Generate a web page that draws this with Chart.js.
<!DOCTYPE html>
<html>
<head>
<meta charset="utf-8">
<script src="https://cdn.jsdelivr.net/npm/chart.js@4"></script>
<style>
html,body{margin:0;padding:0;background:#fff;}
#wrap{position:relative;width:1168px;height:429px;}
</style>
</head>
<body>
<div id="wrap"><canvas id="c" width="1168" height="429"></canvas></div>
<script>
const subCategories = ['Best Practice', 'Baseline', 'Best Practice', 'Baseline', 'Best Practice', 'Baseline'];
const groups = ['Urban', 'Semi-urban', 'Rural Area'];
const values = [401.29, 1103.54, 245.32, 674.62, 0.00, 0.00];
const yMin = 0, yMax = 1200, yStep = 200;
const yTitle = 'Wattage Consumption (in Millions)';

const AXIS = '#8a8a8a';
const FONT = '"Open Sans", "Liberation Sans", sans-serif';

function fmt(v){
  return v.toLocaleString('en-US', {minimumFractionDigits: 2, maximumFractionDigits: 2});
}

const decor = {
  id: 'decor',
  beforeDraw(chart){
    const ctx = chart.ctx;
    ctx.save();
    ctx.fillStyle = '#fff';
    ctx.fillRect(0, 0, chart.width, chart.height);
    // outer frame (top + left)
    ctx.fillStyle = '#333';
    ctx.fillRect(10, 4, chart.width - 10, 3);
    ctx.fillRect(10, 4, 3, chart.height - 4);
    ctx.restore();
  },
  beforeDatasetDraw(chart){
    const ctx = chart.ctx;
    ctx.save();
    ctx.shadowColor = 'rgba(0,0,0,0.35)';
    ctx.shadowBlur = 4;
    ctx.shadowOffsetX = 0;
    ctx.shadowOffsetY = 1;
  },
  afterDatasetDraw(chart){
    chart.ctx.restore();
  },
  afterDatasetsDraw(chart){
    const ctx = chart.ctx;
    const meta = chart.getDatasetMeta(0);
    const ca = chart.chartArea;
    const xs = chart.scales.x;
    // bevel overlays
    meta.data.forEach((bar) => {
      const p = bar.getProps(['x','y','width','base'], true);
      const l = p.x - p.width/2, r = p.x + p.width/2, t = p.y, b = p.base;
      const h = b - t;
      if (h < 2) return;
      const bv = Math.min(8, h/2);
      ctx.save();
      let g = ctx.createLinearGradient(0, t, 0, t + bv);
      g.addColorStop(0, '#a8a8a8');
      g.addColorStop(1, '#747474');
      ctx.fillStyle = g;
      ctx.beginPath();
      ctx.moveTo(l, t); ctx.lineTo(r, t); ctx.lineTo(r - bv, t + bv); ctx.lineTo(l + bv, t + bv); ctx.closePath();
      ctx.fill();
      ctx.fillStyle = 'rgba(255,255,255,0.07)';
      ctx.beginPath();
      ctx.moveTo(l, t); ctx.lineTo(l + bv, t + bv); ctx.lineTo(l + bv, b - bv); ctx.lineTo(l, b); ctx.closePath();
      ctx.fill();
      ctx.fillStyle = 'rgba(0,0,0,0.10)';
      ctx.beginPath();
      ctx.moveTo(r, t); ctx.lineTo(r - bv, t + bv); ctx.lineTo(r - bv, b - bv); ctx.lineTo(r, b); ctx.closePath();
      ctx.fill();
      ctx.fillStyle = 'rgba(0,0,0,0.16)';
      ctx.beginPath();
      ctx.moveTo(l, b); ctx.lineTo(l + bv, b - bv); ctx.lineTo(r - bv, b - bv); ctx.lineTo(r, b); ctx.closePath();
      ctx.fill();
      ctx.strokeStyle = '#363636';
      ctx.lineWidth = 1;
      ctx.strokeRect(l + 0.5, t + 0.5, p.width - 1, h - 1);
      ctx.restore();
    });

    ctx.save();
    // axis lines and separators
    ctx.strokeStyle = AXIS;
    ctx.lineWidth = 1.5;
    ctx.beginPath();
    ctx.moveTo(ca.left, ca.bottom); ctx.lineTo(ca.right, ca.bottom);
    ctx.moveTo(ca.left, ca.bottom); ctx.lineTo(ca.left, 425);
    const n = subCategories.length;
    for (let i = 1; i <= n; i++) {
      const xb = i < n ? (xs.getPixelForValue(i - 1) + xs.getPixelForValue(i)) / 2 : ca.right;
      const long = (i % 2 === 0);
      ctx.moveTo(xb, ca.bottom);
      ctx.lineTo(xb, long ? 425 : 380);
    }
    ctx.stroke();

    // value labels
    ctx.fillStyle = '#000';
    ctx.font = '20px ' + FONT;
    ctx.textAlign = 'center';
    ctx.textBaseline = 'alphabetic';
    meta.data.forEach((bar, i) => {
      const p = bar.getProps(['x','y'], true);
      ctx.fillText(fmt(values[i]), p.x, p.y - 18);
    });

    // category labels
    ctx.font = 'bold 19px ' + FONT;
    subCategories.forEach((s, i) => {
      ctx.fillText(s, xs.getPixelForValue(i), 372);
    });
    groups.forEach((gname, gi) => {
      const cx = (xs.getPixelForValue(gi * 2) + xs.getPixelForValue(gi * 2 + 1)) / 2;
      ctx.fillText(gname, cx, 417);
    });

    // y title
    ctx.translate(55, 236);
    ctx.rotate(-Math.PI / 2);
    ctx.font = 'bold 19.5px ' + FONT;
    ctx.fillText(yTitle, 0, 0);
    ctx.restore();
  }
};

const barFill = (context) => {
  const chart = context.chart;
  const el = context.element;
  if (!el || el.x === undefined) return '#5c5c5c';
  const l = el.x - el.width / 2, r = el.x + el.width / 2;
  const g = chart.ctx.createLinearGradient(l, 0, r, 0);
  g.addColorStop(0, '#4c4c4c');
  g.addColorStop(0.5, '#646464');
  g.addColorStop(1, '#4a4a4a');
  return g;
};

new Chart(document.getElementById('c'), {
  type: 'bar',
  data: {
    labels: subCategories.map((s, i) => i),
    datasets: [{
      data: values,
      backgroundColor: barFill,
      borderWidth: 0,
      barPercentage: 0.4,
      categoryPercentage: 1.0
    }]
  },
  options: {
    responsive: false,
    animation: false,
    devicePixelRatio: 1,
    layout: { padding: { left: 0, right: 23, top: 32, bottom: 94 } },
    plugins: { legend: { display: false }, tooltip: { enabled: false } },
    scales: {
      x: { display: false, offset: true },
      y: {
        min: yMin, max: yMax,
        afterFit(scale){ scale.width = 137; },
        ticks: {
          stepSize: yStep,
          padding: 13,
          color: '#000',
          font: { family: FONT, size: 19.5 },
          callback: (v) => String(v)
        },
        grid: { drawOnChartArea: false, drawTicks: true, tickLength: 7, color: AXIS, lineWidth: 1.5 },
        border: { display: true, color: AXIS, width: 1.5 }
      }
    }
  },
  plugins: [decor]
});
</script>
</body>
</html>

== TASK DESCRIPTION ==
Give every line of the material again, exactly as it reads.

== RESULT OF THE TASK ==
Generate a web page that draws this with Chart.js.
<!DOCTYPE html>
<html>
<head>
<meta charset="utf-8">
<script src="https://cdn.jsdelivr.net/npm/chart.js@4"></script>
<style>
html,body{margin:0;padding:0;background:#fff;}
#wrap{position:relative;width:1168px;height:429px;}
</style>
</head>
<body>
<div id="wrap"><canvas id="c" width="1168" height="429"></canvas></div>
<script>
const subCategories = ['Best Practice', 'Baseline', 'Best Practice', 'Baseline', 'Best Practice', 'Baseline'];
const groups = ['Urban', 'Semi-urban', 'Rural Area'];
const values = [401.29, 1103.54, 245.32, 674.62, 0.00, 0.00];
const yMin = 0, yMax = 1200, yStep = 200;
const yTitle = 'Wattage Consumption (in Millions)';

const AXIS = '#8a8a8a';
const FONT = '"Open Sans", "Liberation Sans", sans-serif';

function fmt(v){
  return v.toLocaleString('en-US', {minimumFractionDigits: 2, maximumFractionDigits: 2});
}

const decor = {
  id: 'decor',
  beforeDraw(chart){
    const ctx = chart.ctx;
    ctx.save();
    ctx.fillStyle = '#fff';
    ctx.fillRect(0, 0, chart.width, chart.height);
    // outer frame (top + left)
    ctx.fillStyle = '#333';
    ctx.fillRect(10, 4, chart.width - 10, 3);
    ctx.fillRect(10, 4, 3, chart.height - 4);
    ctx.restore();
  },
  beforeDatasetDraw(chart){
    const ctx = chart.ctx;
    ctx.save();
    ctx.shadowColor = 'rgba(0,0,0,0.35)';
    ctx.shadowBlur = 4;
    ctx.shadowOffsetX = 0;
    ctx.shadowOffsetY = 1;
  },
  afterDatasetDraw(chart){
    chart.ctx.restore();
  },
  afterDatasetsDraw(chart){
    const ctx = chart.ctx;
    const meta = chart.getDatasetMeta(0);
    const ca = chart.chartArea;
    const xs = chart.scales.x;
    // bevel overlays
    meta.data.forEach((bar) => {
      const p = bar.getProps(['x','y','width','base'], true);
      const l = p.x - p.width/2, r = p.x + p.width/2, t = p.y, b = p.base;
      const h = b - t;
      if (h < 2) return;
      const bv = Math.min(8, h/2);
      ctx.save();
      let g = ctx.createLinearGradient(0, t, 0, t + bv);
      g.addColorStop(0, '#a8a8a8');
      g.addColorStop(1, '#747474');
      ctx.fillStyle = g;
      ctx.beginPath();
      ctx.moveTo(l, t); ctx.lineTo(r, t); ctx.lineTo(r - bv, t + bv); ctx.lineTo(l + bv, t + bv); ctx.closePath();
      ctx.fill();
      ctx.fillStyle = 'rgba(255,255,255,0.07)';
      ctx.beginPath();
      ctx.moveTo(l, t); ctx.lineTo(l + bv, t + bv); ctx.lineTo(l + bv, b - bv); ctx.lineTo(l, b); ctx.closePath();
      ctx.fill();
      ctx.fillStyle = 'rgba(0,0,0,0.10)';
      ctx.beginPath();
      ctx.moveTo(r, t); ctx.lineTo(r - bv, t + bv); ctx.lineTo(r - bv, b - bv); ctx.lineTo(r, b); ctx.closePath();
      ctx.fill();
      ctx.fillStyle = 'rgba(0,0,0,0.16)';
      ctx.beginPath();
      ctx.moveTo(l, b); ctx.lineTo(l + bv, b - bv); ctx.lineTo(r - bv, b - bv); ctx.lineTo(r, b); ctx.closePath();
      ctx.fill();
      ctx.strokeStyle = '#363636';
      ctx.lineWidth = 1;
      ctx.strokeRect(l + 0.5, t + 0.5, p.width - 1, h - 1);
      ctx.restore();
    });

    ctx.save();
    // axis lines and separators
    ctx.strokeStyle = AXIS;
    ctx.lineWidth = 1.5;
    ctx.beginPath();
    ctx.moveTo(ca.left, ca.bottom); ctx.lineTo(ca.right, ca.bottom);
    ctx.moveTo(ca.left, ca.bottom); ctx.lineTo(ca.left, 425);
    const n = subCategories.length;
    for (let i = 1; i <= n; i++) {
      const xb = i < n ? (xs.getPixelForValue(i - 1) + xs.getPixelForValue(i)) / 2 : ca.right;
      const long = (i % 2 === 0);
      ctx.moveTo(xb, ca.bottom);
      ctx.lineTo(xb, long ? 425 : 380);
    }
    ctx.stroke();

    // value labels
    ctx.fillStyle = '#000';
    ctx.font = '20px ' + FONT;
    ctx.textAlign = 'center';
    ctx.textBaseline = 'alphabetic';
    meta.data.forEach((bar, i) => {
      const p = bar.getProps(['x','y'], true);
      ctx.fillText(fmt(values[i]), p.x, p.y - 18);
    });

    // category labels
    ctx.font = 'bold 19px ' + FONT;
    subCategories.forEach((s, i) => {
      ctx.fillText(s, xs.getPixelForValue(i), 372);
    });
    groups.forEach((gname, gi) => {
      const cx = (xs.getPixelForValue(gi * 2) + xs.getPixelForValue(gi * 2 + 1)) / 2;
      ctx.fillText(gname, cx, 417);
    });

    // y title
    ctx.translate(55, 236);
    ctx.rotate(-Math.PI / 2);
    ctx.font = 'bold 19.5px ' + FONT;
    ctx.fillText(yTitle, 0, 0);
    ctx.restore();
  }
};

const barFill = (context) => {
  const chart = context.chart;
  const el = context.element;
  if (!el || el.x === undefined) return '#5c5c5c';
  const l = el.x - el.width / 2, r = el.x + el.width / 2;
  const g = chart.ctx.createLinearGradient(l, 0, r, 0);
  g.addColorStop(0, '#4c4c4c');
  g.addColorStop(0.5, '#646464');
  g.addColorStop(1, '#4a4a4a');
  return g;
};

new Chart(document.getElementById('c'), {
  type: 'bar',
  data: {
    labels: subCategories.map((s, i) => i),
    datasets: [{
      data: values,
      backgroundColor: barFill,
      borderWidth: 0,
      barPercentage: 0.4,
      categoryPercentage: 1.0
    }]
  },
  options: {
    responsive: false,
    animation: false,
    devicePixelRatio: 1,
    layout: { padding: { left: 0, right: 23, top: 32, bottom: 94 } },
    plugins: { legend: { display: false }, tooltip: { enabled: false } },
    scales: {
      x: { display: false, offset: true },
      y: {
        min: yMin, max: yMax,
        afterFit(scale){ scale.width = 137; },
        ticks: {
          stepSize: yStep,
          padding: 13,
          color: '#000',
          font: { family: FONT, size: 19.5 },
          callback: (v) => String(v)
        },
        grid: { drawOnChartArea: false, drawTicks: true, tickLength: 7, color: AXIS, lineWidth: 1.5 },
        border: { display: true, color: AXIS, width: 1.5 }
      }
    }
  },
  plugins: [decor]
});
</script>
</body>
</html>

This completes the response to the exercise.